That's the right question. Semi truck financing isn't just about getting approved. It's about choosing a structure your business can survive when loads are steady, and still handle when freight gets choppy, repairs show up at the wrong time, or a customer pays late. A bad financing decision can trap a solid driver in a bad business. A smart one can turn the truck into an asset that builds equity and control.
Your Guide to Semi Truck Financing
The first truck purchase usually starts with emotion. Freedom. Independence. Better margins. Then reality hits. Trucks are expensive, and cash tied up in iron is cash you can't use for insurance, plates, fuel, maintenance, or a slow first month. That's why financing sits at the center of this decision.

The market is large because the need is real. Equipment financing for trucks and trailers surpassed $120 billion in annual loan originations as of 2024, and typical purchase prices run about $120,000 to $180,000 for new trucks and $40,000 to $90,000 for used units, according to Crestmont Capital's trucking financing market summary. That tells you two things. First, financing isn't a fallback. It's the standard path. Second, the asset you choose will shape your business for years.
What makes this purchase different
A semi isn't a personal vehicle. It's a revenue-producing machine. You should judge every financing offer by one standard: does this structure support uptime, cash flow, and your exit options?
If you're an owner-operator buying your first truck, your decision usually comes down to four variables:
- Asset choice: New or used.
- Financing structure: Loan, lease, or short-term capital product.
- Cash contribution: How much you can put down without starving the business.
- Operating model: Dedicated lanes, spot freight, local work, regional work, or fleet expansion.
Buy the truck for the business you actually have, not the one you hope appears six months from now.
Start with your business model, not the truck
An owner-operator with one truck and inconsistent lane history shouldn't finance the same way as a small fleet adding another unit under established contracts. Your payment has to fit your operation, not your ego.
If you're still sorting out broader growth plans, this guide on trucking company financing options is a useful companion because truck debt rarely exists by itself. It affects working capital, maintenance reserves, and payroll if you add drivers.
My advice is simple. Treat this as a total cost of ownership decision. The truck note matters. So do repairs, downtime, reserve cash, and how easy it is to refinance, sell, or trade later.
Decoding Your Financing Options
You find a truck that looks right, the payment looks manageable, and the seller wants a quick answer.
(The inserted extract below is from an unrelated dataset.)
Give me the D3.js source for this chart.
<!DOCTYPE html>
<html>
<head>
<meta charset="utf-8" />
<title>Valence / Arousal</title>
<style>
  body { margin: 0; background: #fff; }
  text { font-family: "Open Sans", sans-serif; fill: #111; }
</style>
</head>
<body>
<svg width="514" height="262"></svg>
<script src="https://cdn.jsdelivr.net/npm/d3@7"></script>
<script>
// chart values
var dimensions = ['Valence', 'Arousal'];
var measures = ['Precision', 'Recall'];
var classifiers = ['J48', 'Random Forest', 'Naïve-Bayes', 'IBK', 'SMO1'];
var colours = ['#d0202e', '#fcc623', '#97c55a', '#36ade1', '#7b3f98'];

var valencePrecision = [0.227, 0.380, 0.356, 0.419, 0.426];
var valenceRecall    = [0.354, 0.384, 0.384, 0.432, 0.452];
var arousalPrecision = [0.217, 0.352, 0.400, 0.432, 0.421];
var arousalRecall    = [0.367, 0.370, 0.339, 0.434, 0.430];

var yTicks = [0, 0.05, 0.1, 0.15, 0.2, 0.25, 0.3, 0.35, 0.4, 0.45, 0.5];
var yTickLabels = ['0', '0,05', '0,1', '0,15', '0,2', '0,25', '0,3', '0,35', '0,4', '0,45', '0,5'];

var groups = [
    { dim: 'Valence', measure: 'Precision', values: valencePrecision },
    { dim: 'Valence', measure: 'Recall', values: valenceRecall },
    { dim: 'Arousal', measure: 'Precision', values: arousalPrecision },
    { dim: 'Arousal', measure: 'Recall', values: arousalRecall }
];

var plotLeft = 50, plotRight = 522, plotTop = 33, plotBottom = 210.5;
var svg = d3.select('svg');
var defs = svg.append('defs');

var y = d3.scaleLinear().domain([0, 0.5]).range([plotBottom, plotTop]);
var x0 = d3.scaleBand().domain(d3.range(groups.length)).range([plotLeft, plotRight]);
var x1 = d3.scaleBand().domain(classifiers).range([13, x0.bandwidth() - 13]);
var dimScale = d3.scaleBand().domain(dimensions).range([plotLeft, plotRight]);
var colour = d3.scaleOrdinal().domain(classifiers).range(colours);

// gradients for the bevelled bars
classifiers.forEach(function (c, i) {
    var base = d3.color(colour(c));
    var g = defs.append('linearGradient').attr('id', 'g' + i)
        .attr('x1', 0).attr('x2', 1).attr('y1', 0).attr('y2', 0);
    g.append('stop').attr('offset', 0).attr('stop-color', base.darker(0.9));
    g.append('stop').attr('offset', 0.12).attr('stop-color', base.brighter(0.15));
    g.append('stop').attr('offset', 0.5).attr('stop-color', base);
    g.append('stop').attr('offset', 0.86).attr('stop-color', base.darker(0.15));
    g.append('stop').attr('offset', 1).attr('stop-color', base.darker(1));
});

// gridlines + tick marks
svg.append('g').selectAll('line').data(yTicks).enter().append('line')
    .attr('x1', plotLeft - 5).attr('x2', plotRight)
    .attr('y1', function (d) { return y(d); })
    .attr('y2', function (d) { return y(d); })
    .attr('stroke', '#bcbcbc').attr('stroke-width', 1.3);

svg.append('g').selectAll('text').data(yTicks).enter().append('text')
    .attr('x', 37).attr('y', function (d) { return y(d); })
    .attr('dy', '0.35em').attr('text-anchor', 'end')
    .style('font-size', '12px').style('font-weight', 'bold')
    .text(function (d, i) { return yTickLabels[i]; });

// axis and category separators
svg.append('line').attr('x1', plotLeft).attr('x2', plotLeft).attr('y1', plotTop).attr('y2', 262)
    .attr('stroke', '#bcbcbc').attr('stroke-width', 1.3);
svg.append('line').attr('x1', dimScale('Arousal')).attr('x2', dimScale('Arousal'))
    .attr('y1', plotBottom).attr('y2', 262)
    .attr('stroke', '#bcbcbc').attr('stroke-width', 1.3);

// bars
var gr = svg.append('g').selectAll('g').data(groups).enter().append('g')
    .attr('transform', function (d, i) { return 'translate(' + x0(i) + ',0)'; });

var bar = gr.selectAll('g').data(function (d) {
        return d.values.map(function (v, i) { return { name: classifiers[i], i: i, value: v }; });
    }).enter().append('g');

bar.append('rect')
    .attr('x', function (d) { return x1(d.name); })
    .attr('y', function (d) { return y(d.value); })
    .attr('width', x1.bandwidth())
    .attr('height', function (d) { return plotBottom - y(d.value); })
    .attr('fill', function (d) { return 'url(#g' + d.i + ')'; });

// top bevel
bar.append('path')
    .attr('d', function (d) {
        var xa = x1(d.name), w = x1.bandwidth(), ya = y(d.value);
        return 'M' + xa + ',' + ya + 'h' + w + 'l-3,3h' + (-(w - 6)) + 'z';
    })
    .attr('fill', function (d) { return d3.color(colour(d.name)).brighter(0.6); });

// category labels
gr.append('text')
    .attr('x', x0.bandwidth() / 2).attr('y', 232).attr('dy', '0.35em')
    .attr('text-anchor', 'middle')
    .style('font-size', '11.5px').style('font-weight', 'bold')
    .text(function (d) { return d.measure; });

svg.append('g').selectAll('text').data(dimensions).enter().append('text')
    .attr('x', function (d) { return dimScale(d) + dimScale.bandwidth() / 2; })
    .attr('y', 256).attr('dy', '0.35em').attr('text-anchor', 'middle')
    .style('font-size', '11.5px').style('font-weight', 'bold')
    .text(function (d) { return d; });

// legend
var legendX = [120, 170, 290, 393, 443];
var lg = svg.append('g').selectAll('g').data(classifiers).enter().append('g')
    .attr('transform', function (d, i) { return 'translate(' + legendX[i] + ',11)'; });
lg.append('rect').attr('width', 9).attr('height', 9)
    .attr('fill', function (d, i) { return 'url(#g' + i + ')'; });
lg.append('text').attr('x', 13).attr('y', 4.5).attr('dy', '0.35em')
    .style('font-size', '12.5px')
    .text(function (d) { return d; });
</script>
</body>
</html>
In such situations, first-time buyers get trapped. The wrong financing product can turn a decent truck into a cash drain within months.
Start with the job the truck needs to do and how long you plan to keep it. An owner-operator running inconsistent freight needs a different structure than a fleet adding a unit under contract. A newer truck with warranty coverage also supports a different financing decision than an older truck that will need repairs sooner. Rate matters, but total cost of ownership matters more.
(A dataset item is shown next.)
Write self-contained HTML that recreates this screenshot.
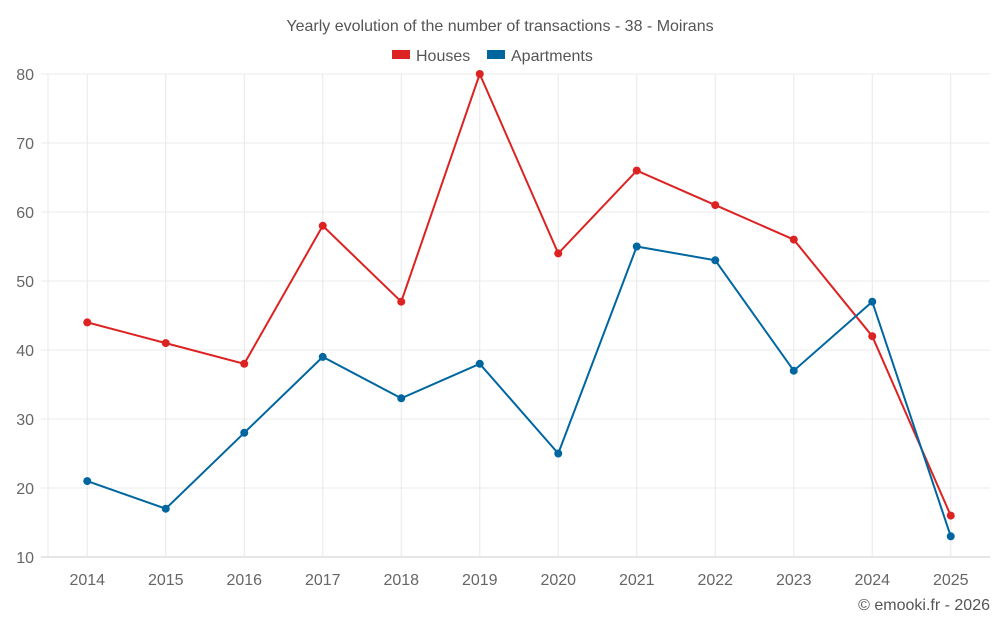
<!DOCTYPE html>
<html><head><meta charset="utf-8"><style>
body{margin:0;background:#fff;font-family:"Liberation Sans",sans-serif}
svg text{font-family:"Liberation Sans",sans-serif}
</style></head><body>
<svg id="chart" width="1000" height="625">
<text x="500" y="31" text-anchor="middle" font-size="16" fill="#555">Yearly evolution of the number of transactions - 38 - Moirans</text>
<g>
<rect x="392" y="50" width="18" height="9" fill="#dd2222"/>
<text x="416" y="61" font-size="16" fill="#555">Houses</text>
<rect x="487" y="50" width="18" height="9" fill="#0066a0"/>
<text x="511" y="61" font-size="16" fill="#555">Apartments</text>
</g>
<g id="grid"></g><g id="axes"></g><g id="series"></g>
<text x="990" y="610" text-anchor="end" font-size="16" fill="#555">© emooki.fr - 2026</text>
</svg>
<script>
const years=["2014","2015","2016","2017","2018","2019","2020","2021","2022","2023","2024","2025"];
const houses=[44,41,38,58,47,80,54,66,61,56,42,16];
const apartments=[21,17,28,39,33,38,25,55,53,37,47,13];
const yTicks=[10,20,30,40,50,60,70,80];
const NS="http://www.w3.org/2000/svg";
const L=48,R=990,T=74,B=557,yMin=10,yMax=80;
const bw=(R-L)/years.length;
const x=i=>L+bw*(i+0.5);
const y=v=>B-(v-yMin)/(yMax-yMin)*(B-T);
function mk(tag,attrs,parent){const e=document.createElementNS(NS,tag);for(const k in attrs)e.setAttribute(k,attrs[k]);document.getElementById(parent).appendChild(e);return e;}
yTicks.forEach(t=>{
  const g=mk("line",{x1:41,x2:R,y1:y(t),y2:y(t),stroke:t===yMin?"#ccc":"#ebebeb"},"grid");
  
  
  const tx=mk("text",{x:34,y:y(t)+6,"text-anchor":"end","font-size":16,fill:"#666"},"axes");
  tx.textContent=t;
  
  
});
const ge=mk("line",{x1:L,x2:L,y1:T,y2:B,stroke:"#e8e8e8"},"grid");


years.forEach((yr,i)=>{
  const g=mk("line",{x1:x(i),x2:x(i),y1:T,y2:B,stroke:"#e8e8e8"},"grid");
  
  
  const tx=mk("text",{x:x(i),y:585,"text-anchor":"middle","font-size":16,fill:"#666"},"axes");
  tx.textContent=yr;
  
  
});
function series(vals,color,name){
  const p=mk("polyline",{points:vals.map((v,i)=>x(i)+","+y(v)).join(" "),fill:"none",stroke:color,"stroke-width":2},"series");
  
  
  vals.forEach((v,i)=>{
    const c=mk("circle",{cx:x(i),cy:y(v),r:4,fill:color},"series");
    
    
  });
}
series(houses,"#dd2222","houses");
series(apartments,"#0066a0","apartments");
</script>
</body></html>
There are three common paths. An equipment loan fits buyers who want to own the truck and keep it. A TRAC lease fits operators who need to protect cash at the start and are comfortable with different end-of-term economics. A merchant cash advance, or MCA, is usually a short-term funding product that should stay out of the primary truck purchase unless you have no better option.
Semi truck financing options compared
| Feature | Equipment Loan | TRAC Lease | Merchant Cash Advance (MCA) |
|---|---|---|---|
| Ownership during term | Borrower works toward ownership | Lessor owns asset during term | No truck ownership structure by itself |
| Upfront cash need | Moderate, often includes down payment | Often lower than a loan | Varies by provider and business cash flow |
| Monthly payment style | Regular principal and interest payments | Lease payments with end-of-term buyout structure | Repayment tied to business receivables or sales flow |
| Equity building | Yes | No meaningful ownership equity during term | No |
| Best fit | Buyers who want long-term ownership | Operators prioritizing lower upfront burden | Businesses needing fast capital when traditional options don't fit |
| Main risk | Higher monthly burden if overbought | End-of-term value and buyout considerations | Expensive capital can pressure cash flow |
Equipment loans for long-term ownership
If the truck is part of your long-term plan, an equipment loan is usually the best answer. You build equity over time, you have a clear payoff path, and the structure is easy to evaluate. That matters if you plan to run the truck for years, refinance later, or sell it while it still has market value.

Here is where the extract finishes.